The government in support of its present motion relies on the 7th Circuit's decision in F.T.C. v. St. Regis Paper Co., 304 F.2d 731. The Court in St. Regis unequivocally denied a claimant the right to claim the instant Illinois Accountant privilege where, if granted, it would result "* * * in a frustration of the Federal Government's performance of a necessary investigatory function." Admittedly the case is somewhat distinguishable from the facts before me in that the claimant in St. Regis was a trade association and not, as here, an individual. Also, the subpoena there was issued by the F.T.C. rather than the Internal Revenue Service. However, the court cited with approval and ostensibly followed a decision by the 5th Circuit in Falsone v. United States, 205 F.2d 734. The facts in Falsone were almost identical to the instant facts.

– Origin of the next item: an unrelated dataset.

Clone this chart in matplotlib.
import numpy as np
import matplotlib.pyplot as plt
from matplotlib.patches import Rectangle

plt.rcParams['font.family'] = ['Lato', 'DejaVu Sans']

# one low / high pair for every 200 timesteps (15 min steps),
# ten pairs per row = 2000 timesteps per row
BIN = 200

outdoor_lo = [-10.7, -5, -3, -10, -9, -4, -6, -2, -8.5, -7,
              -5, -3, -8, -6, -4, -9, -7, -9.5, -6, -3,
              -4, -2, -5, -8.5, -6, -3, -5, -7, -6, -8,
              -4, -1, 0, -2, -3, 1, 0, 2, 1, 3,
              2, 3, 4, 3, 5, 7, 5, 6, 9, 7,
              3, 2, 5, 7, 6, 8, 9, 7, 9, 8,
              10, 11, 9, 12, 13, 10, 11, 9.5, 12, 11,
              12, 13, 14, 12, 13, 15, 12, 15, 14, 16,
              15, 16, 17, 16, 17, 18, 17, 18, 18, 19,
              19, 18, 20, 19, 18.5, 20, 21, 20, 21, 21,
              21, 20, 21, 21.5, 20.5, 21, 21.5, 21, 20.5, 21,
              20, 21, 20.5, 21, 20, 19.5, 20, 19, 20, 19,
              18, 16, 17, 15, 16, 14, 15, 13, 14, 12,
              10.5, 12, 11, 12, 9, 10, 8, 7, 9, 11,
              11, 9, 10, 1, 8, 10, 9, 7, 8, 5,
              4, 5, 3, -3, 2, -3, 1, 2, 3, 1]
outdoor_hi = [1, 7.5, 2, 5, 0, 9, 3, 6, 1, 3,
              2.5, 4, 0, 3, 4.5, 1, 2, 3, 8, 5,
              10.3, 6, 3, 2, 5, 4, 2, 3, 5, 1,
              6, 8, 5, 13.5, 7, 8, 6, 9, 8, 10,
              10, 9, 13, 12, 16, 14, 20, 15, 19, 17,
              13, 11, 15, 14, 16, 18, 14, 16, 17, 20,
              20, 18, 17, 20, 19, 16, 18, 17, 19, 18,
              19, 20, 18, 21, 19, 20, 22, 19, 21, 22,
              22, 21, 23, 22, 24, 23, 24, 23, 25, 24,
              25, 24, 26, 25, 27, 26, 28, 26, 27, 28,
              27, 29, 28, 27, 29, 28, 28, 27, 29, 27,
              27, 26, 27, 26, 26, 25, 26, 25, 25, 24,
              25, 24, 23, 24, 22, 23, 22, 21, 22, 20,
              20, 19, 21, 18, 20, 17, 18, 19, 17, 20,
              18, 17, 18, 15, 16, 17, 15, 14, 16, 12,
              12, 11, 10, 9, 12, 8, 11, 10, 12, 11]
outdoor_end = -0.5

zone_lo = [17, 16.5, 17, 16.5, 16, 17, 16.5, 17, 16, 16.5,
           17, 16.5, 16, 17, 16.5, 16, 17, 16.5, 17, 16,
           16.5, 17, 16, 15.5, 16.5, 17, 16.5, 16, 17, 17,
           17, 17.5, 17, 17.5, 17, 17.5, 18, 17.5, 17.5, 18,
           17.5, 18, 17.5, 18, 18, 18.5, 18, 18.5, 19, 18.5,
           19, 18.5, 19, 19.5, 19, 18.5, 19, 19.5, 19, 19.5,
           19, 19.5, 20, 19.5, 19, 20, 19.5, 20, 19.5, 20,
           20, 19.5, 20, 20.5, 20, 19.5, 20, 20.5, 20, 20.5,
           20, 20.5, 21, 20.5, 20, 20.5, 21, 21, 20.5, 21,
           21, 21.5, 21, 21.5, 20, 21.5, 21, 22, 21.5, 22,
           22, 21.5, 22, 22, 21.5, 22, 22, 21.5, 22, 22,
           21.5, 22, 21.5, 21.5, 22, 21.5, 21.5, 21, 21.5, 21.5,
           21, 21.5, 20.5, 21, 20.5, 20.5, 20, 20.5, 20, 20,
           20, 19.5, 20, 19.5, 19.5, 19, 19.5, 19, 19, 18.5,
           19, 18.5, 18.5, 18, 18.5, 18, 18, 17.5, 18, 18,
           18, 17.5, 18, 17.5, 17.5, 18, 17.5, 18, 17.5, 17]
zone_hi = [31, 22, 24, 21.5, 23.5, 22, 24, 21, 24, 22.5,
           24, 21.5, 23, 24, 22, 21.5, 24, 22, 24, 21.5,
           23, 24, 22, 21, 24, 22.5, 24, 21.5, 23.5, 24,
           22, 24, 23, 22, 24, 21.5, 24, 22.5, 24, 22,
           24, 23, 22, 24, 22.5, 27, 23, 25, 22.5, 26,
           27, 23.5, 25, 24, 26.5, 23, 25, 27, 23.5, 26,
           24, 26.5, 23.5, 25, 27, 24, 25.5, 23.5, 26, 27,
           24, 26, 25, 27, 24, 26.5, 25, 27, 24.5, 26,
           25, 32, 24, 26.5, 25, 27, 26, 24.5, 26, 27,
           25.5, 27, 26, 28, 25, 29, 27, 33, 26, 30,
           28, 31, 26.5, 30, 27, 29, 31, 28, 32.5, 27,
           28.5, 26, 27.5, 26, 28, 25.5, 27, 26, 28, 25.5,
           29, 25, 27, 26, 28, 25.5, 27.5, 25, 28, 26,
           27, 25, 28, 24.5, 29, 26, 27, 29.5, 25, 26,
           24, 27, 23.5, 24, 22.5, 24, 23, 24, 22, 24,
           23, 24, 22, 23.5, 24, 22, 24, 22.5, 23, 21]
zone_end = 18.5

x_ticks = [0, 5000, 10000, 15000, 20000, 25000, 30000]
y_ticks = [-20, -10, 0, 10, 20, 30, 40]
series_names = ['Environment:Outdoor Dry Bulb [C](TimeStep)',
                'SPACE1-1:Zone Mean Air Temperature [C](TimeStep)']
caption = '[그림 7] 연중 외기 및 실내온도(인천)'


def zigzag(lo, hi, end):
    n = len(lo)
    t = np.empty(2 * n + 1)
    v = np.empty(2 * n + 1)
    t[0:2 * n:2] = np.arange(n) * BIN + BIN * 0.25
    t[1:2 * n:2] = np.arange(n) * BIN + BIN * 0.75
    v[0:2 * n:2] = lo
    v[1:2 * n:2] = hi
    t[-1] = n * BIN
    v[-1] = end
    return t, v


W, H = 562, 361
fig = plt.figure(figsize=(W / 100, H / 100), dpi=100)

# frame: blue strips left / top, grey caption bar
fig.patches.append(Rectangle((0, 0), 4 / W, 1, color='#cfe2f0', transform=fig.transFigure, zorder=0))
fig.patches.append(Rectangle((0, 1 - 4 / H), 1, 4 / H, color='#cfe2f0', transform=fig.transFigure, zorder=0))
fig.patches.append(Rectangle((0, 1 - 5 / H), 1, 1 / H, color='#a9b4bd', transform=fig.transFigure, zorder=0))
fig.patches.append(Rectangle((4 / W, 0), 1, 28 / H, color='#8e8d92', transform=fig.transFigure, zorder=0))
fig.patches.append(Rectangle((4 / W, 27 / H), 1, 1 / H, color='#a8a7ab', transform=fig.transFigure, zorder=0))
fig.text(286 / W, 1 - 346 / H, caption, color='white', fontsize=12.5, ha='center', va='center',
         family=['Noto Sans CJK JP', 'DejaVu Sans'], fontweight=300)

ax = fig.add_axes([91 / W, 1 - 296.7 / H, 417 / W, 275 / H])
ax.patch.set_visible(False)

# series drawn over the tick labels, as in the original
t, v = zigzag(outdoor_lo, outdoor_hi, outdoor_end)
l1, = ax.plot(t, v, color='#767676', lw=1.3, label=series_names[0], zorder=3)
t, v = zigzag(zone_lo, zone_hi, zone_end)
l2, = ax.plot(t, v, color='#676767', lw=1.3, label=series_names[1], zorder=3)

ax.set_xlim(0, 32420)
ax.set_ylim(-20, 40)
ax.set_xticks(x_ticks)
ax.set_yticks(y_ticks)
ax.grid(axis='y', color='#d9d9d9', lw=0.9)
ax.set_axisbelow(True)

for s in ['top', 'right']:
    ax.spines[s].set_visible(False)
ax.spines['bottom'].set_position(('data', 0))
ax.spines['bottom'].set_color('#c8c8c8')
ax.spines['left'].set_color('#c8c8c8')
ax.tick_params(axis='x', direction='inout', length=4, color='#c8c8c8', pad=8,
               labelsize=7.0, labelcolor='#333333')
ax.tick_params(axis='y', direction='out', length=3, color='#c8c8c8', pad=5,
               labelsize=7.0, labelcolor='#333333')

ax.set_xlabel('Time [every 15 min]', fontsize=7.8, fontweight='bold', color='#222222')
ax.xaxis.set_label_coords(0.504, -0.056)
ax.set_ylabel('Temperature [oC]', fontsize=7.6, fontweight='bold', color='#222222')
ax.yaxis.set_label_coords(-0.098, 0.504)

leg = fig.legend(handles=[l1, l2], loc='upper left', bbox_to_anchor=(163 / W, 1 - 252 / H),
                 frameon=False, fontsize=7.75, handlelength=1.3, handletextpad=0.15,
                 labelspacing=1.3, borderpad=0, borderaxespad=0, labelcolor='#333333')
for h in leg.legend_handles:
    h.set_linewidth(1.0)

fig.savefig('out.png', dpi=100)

I would now also add a thought of my own in relation to the issue before me. In Radiant Burners, Inc. v. American Gas Ass'n et al., D.C., 209 F. Supp. 321, I had occasion to comment briefly on the Illinois Accountant privilege. Advisedly I refer to it as an accountant privilege and not an accountant client privilege. I did so then, and I do so now because of the obvious language of the privilege. Chapter 110½ § 51 of the Illinois Rev. Stat. states the privilege in one sentence:
"A public accountant shall not be required by any court to divulge information or evidence which has been obtained by him in his confidential capacity as a public accountant."
The statute does not even mention the term client. There having been no accountant client or accountant privilege at common law the statute must speak for itself: and if indeed it does so speak for itself, then it is clear that what the Illinois Legislature did in fact create was an accountant privilege, a privilege whose benefit was to inure to, and which could only be claimed by, an accountant. To this extent such a privilege would more closely resemble the attorney "work product" privilege and not the right of a client as founded in the attorney client privilege. This being the case it is difficult for me to find merit in the present action wherein the client and not the accountant is making claim to the privilege.
Accordingly, on the basis of the decision of this circuit in the St. Regis case, which factually presents a closer resemblance to this case than any of the authorities cited by the plaintiff, I grant the defendant's motion and herewith dismiss the complaint in this cause for failure to state a claim upon which relief could be granted.
Cause dismissed at plaintiff's costs.